→ **Goal**: Search the material for the word "with" and copy each line that holds it.

→ **Input for this task**:

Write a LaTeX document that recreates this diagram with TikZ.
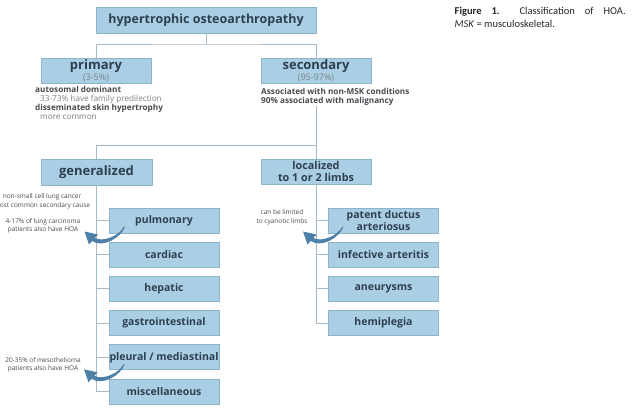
\documentclass[tikz,border=0pt]{standalone}
\usepackage{fontspec}
\setmainfont{Open Sans}
\newfontfamily\captionfont{Carlito}
\usetikzlibrary{calc,positioning}

\definecolor{boxblue}{RGB}{170,207,228}
\definecolor{boxedge}{RGB}{140,180,204}
\definecolor{linegrey}{RGB}{168,186,200}
\definecolor{labeltext}{RGB}{46,64,80}
\definecolor{notetext}{RGB}{70,74,78}
\definecolor{notegrey}{RGB}{125,130,135}
\definecolor{arrowblue}{RGB}{78,128,168}

\tikzset{
  catbox/.style={draw=boxedge, fill=boxblue, line width=0.8pt, text=labeltext,
    align=center, inner sep=0pt, outer sep=0pt, minimum width=110pt,
    minimum height=25pt, font=\fontsize{13}{15}\selectfont\bfseries},
  subbox/.style={catbox, font=\fontsize{10.5}{12.5}\selectfont\bfseries},
  tree/.style={draw=linegrey, line width=1pt},
  note/.style={inner sep=0pt, align=left, text=notetext,
    font=\fontsize{8.2}{9}\selectfont\bfseries},
  sidenote/.style={inner sep=0pt, align=center, text=notetext,
    font=\fontsize{6.5}{8.4}\selectfont},
  notearrow/.pic={
    \fill[arrowblue] (0.6,0) .. controls (-3,11) and (-22,22) .. (-32.3,14.5)
      -- (-35.5,18) -- (-40,5) -- (-26.5,8) -- (-29.7,11.5)
      .. controls (-21,16) and (-5,9) .. (-0.6,0) -- cycle;
  }
}

\newcommand{\pct}[1]{{\fontsize{9}{9}\selectfont\mdseries\color{notegrey}#1}}
\newcommand{\lite}[1]{{\mdseries\color{notegrey}#1}}

\begin{document}
\begin{tikzpicture}[x=1pt, y=-1pt]
\useasboundingbox (0,0) rectangle (639,416);
\fill[white] (0,0) rectangle (639,416);

% top of the tree
\node[catbox, minimum width=220pt, minimum height=26pt,
  font=\fontsize{12.5}{15}\selectfont\bfseries] (hoa) at (206,20) {hypertrophic osteoarthropathy};
\coordinate (split1) at (206,44);

\node[catbox] (primary) at (96,70.5) {primary\\[-4pt]\pct{(3-5\%)}};
\node[catbox] (secondary) at (316,70.5) {secondary\\[-4pt]\pct{(95-97\%)}};

\node[note, anchor=north west] (primnote) at (35,86.5)
  {autosomal dominant\\\hspace*{5pt}\lite{33-73\% have family predilection}\\
   disseminated skin hypertrophy\\\hspace*{5pt}\lite{more common}};
\node[note, anchor=north west] (secnote) at (261,88)
  {Associated with non-MSK conditions\\90\% associated with malignancy};

% second level
\coordinate (split2) at (316,145);
\node[catbox, minimum width=111pt, minimum height=26pt] (generalized) at (96.5,172) {generalized};
\node[catbox, font=\fontsize{10.8}{11.5}\selectfont\bfseries] (localized) at (316,171.5)
  {localized\\to 1 or 2 limbs};

% generalized causes
\node[subbox] (pulmonary) at (164,220.5) {pulmonary};
\node[subbox, below=9.2pt of pulmonary] (cardiac) {cardiac};
\node[subbox, below=9.2pt of cardiac] (hepatic) {hepatic};
\node[subbox, below=9.2pt of hepatic] (gastro) {gastrointestinal};
\node[subbox, below=9.2pt of gastro] (pleural) {pleural / mediastinal};
\node[subbox, below=9.2pt of pleural] (misc) {miscellaneous};

% localized causes
\node[subbox] (pda) at (383.5,220.5) {patent ductus\\arteriosus};
\node[subbox, below=9.2pt of pda] (arteritis) {infective arteritis};
\node[subbox, below=9.2pt of arteritis] (aneurysm) {aneurysms};
\node[subbox, below=9.2pt of aneurysm] (hemiplegia) {hemiplegia};

% connectors
\draw[tree] (hoa.south) -- (split1);
\draw[tree] (primary.north) |- (split1) -| (secondary.north);
\draw[tree] (secondary.south |- secnote.south) -- (localized.north);
\draw[tree] (generalized.north) |- (split2);
\foreach \c in {pulmonary,cardiac,hepatic,gastro,pleural,misc}
  \draw[tree] (generalized.south) |- (\c.west);
\foreach \c in {pda,arteritis,aneurysm,hemiplegia}
  \draw[tree] (localized.south) |- (\c.west);

% side notes
\node[sidenote] (nsclc) at (42,201.5) {non-small cell lung cancer\\most common secondary cause};
\node[sidenote] (lungca) at (43,226) {4-17\% of lung carcinoma\\patients also have HOA};
\node[sidenote] (meso) at (43,365) {20-35\% of mesothelioma\\patients also have HOA};
\node[sidenote] (cyan) at (282,217.5) {can be limited\\to cyanotic limbs};

\pic at ($(pulmonary.south west)+(15.5,-6.5)$) {notearrow};
\pic at ($(pleural.south west)+(15,-5.5)$) {notearrow};
\pic at ($(pda.south west)+(14.5,-6.5)$) {notearrow};

% caption
\node[anchor=north west, inner sep=0pt, text width=171pt, align=justify,
  font=\captionfont\fontsize{10.5}{13}\selectfont, text=black!85] (caption) at (454.5,6.5)
  {\textbf{Figure 1.}\ \ Classification of HOA.\linebreak \textit{MSK} = musculoskeletal.};
\end{tikzpicture}
\end{document}
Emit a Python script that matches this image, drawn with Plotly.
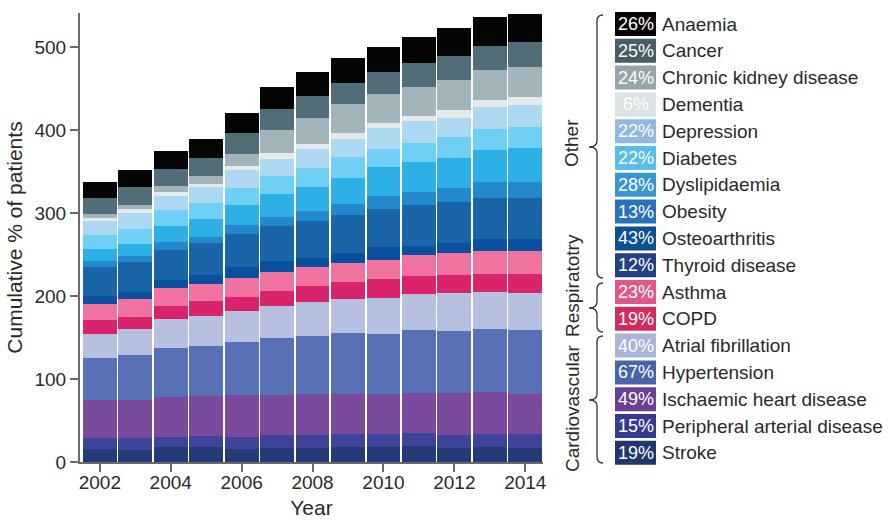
import plotly.graph_objects as go

# ---- data -------------------------------------------------------------
years = list(range(2002, 2015))

stroke = [15.7, 14.5, 18.1, 18.1, 15.7, 16.9, 16.9, 18.1, 18.1, 19.3, 16.9, 18.1, 16.9]
peripheral_arterial = [13.2, 14.4, 12.0, 13.2, 14.4, 15.6, 15.6, 15.6, 15.6, 15.6, 15.6, 15.6, 16.8]
ischaemic_heart = [45.8, 45.8, 48.2, 48.2, 50.6, 48.2, 49.4, 48.2, 48.2, 48.2, 50.6, 50.6, 48.2]
hypertension = [50.6, 54.2, 59.0, 60.3, 63.9, 68.7, 69.9, 73.5, 72.3, 75.9, 74.7, 75.9, 77.1]
atrial_fibrillation = [28.9, 31.3, 35.0, 36.1, 37.3, 38.6, 41.0, 41.0, 43.4, 43.4, 45.8, 44.6, 44.6]
copd = [16.9, 14.5, 15.7, 18.1, 16.9, 18.0, 19.2, 20.5, 22.9, 21.7, 21.7, 21.7, 22.9]
asthma = [19.3, 21.7, 21.6, 20.5, 22.9, 22.9, 22.9, 22.9, 22.9, 25.3, 26.5, 27.7, 27.7]
thyroid = [9.6, 8.4, 9.7, 10.8, 13.2, 13.3, 10.9, 12.0, 15.6, 10.8, 12.1, 14.5, 14.5]
osteoarthritis = [34.9, 36.2, 36.1, 38.6, 39.8, 42.1, 44.6, 45.8, 45.8, 49.4, 49.4, 49.4, 49.4]
obesity = [7.3, 7.2, 9.6, 7.2, 10.8, 10.9, 12.0, 13.2, 15.7, 15.7, 16.8, 19.2, 19.2]
dyslipidaemia = [14.4, 14.5, 19.3, 21.7, 24.1, 27.7, 28.9, 31.4, 34.9, 36.1, 36.2, 38.6, 41.0]
diabetes = [16.9, 18.0, 19.3, 19.2, 20.5, 21.7, 22.9, 25.3, 21.7, 22.9, 25.3, 25.3, 25.3]
depression = [16.9, 19.3, 16.9, 19.3, 21.7, 20.5, 22.9, 21.7, 25.3, 26.5, 22.9, 26.5, 26.5]
dementia = [3.6, 4.8, 4.8, 3.6, 4.8, 7.2, 6.0, 7.2, 6.0, 6.1, 9.6, 8.4, 9.7]
chronic_kidney = [4.8, 4.8, 7.2, 9.7, 14.5, 27.7, 31.4, 34.9, 35.0, 34.9, 36.1, 36.2, 36.1]
cancer = [19.3, 21.7, 20.5, 21.7, 25.3, 25.3, 26.5, 25.3, 26.5, 28.9, 29.0, 28.9, 30.1]
anaemia = [19.2, 20.5, 21.7, 22.9, 24.1, 26.5, 28.9, 30.1, 30.1, 31.3, 33.7, 34.9, 33.8]

# stacking order, bottom to top
series_names = [
    "Stroke", "Peripheral arterial disease", "Ischaemic heart disease",
    "Hypertension", "Atrial fibrillation", "COPD", "Asthma", "Thyroid disease",
    "Osteoarthritis", "Obesity", "Dyslipidaemia", "Diabetes", "Depression",
    "Dementia", "Chronic kidney disease", "Cancer", "Anaemia",
]
series_values = [
    stroke, peripheral_arterial, ischaemic_heart, hypertension,
    atrial_fibrillation, copd, asthma, thyroid, osteoarthritis, obesity,
    dyslipidaemia, diabetes, depression, dementia, chronic_kidney, cancer,
    anaemia,
]
bar_colors = [
    "#253a78", "#3d4499", "#7a4a9c", "#5870b5", "#b7c0e0", "#d9246b",
    "#ef739e", "#0b50a0", "#1a65a8", "#2289cc", "#2cb0e6", "#6fcff5",
    "#acd8f2", "#e6e9ea", "#a3b5bb", "#516d78", "#050505",
]

# key entries, top to bottom
key_names = list(reversed(series_names))
key_percent = ["26%", "25%", "24%", "6%", "22%", "22%", "28%", "13%", "43%",
               "12%", "23%", "19%", "40%", "67%", "49%", "15%", "19%"]
key_colors = [
    "#050505", "#455e68", "#95a7ad", "#dde2e4", "#8fb9e0", "#56bdec",
    "#3a95d4", "#2672bb", "#0d4f8f", "#243f84", "#e0578a", "#d42a5c",
    "#abb4dc", "#4a63ad", "#6a3f96", "#333a8f", "#23376e",
]
groups = ["Other", "Respiratotry", "Cardiovascular"]

# ---- layout geometry (pixels) ---------------------------------------
W, H = 888, 520
L, R, T, B = 80, 345, 13, 58
plot_w = W - L - R
plot_h = H - T - B


def px(x):
    return (x - L) / plot_w


def py(y):
    return (H - B - y) / plot_h


FONT = "Liberation Sans, Arial, Helvetica, sans-serif"
TEXT = "#2a2a2a"

fig = go.Figure()
for name, vals, col in zip(series_names, series_values, bar_colors):
    fig.add_trace(go.Bar(
        x=years, y=vals, name=name, marker=dict(color=col, line=dict(width=0)),
        showlegend=False,
    ))

shapes = []
annotations = []

# key: coloured boxes with percentages and names
row0, row_step = 24, 26.8
for i, (nm, pc, col) in enumerate(zip(key_names, key_percent, key_colors)):
    cy = row0 + i * row_step
    shapes.append(dict(
        type="rect", xref="paper", yref="paper",
        x0=px(615), x1=px(656), y0=py(cy + 12), y1=py(cy - 12),
        fillcolor=col, line=dict(width=0),
    ))
    annotations.append(dict(
        xref="paper", yref="paper", x=px(635.5), y=py(cy), text=pc,
        showarrow=False, xanchor="center", yanchor="middle",
        font=dict(family=FONT, size=18, color="white"),
    ))
    annotations.append(dict(
        xref="paper", yref="paper", x=px(660), y=py(cy), text=nm,
        showarrow=False, xanchor="left", yanchor="middle",
        font=dict(family=FONT, size=19, color=TEXT),
    ))

# curly braces grouping the key rows
def brace(top, bottom, tip):
    xv, xe, xt = 597, 603, 589
    pts = [
        f"M {px(xe)},{py(top)}",
        f"Q {px(xv)},{py(top)} {px(xv)},{py(top + 6)}",
        f"L {px(xv)},{py(tip - 6)}",
        f"Q {px(xv)},{py(tip)} {px(xt)},{py(tip)}",
        f"Q {px(xv)},{py(tip)} {px(xv)},{py(tip + 6)}",
        f"L {px(xv)},{py(bottom - 6)}",
        f"Q {px(xv)},{py(bottom)} {px(xe)},{py(bottom)}",
    ]
    return dict(type="path", xref="paper", yref="paper", path=" ".join(pts),
                line=dict(color="#333333", width=1.3))


brace_spans = [(15, 278, 147), (283, 332, 308), (336, 463, 400)]
label_centres = [143, 286, 409]
for (top, bot, tip), g, cy in zip(brace_spans, groups, label_centres):
    shapes.append(brace(top, bot, tip))
    annotations.append(dict(
        xref="paper", yref="paper", x=px(572), y=py(cy), text=g,
        showarrow=False, textangle=-90, xanchor="center", yanchor="middle",
        font=dict(family=FONT, size=19, color=TEXT),
    ))

fig.update_layout(
    width=W, height=H,
    margin=dict(l=L, r=R, t=T, b=B, pad=0),
    barmode="stack", bargap=0.045,
    plot_bgcolor="white", paper_bgcolor="white",
    font=dict(family=FONT, size=19, color=TEXT),
    shapes=shapes, annotations=annotations,
    xaxis=dict(
        range=[2001.44, 2014.5], tickvals=list(range(2002, 2015, 2)),
        automargin=False, ticklabelstandoff=-6,
        showgrid=False, zeroline=False, showline=True, linecolor="#6a6a6a",
        linewidth=2, ticks="outside", ticklen=8, tickwidth=2,
        tickcolor="#6a6a6a", tickfont=dict(size=19, color=TEXT),
        title=dict(text="Year", font=dict(size=21, color=TEXT), standoff=9),
    ),
    yaxis=dict(
        range=[0, 541], tickvals=[0, 100, 200, 300, 400, 500],
        automargin=False,
        showgrid=False, zeroline=False, showline=True, linecolor="#6a6a6a",
        linewidth=2, ticks="outside", ticklen=8, tickwidth=2,
        tickcolor="#6a6a6a", tickfont=dict(size=19, color=TEXT),
        title=dict(text="Cumulative % of patients",
                   font=dict(size=21, color=TEXT), standoff=6),
    ),
)

fig.write_html("out.html")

→ **Task result**:
Write a LaTeX document that recreates this diagram with TikZ.
  {Associated with non-MSK conditions\\90\% associated with malignancy};
Emit a Python script that matches this image, drawn with Plotly.
# key: coloured boxes with percentages and names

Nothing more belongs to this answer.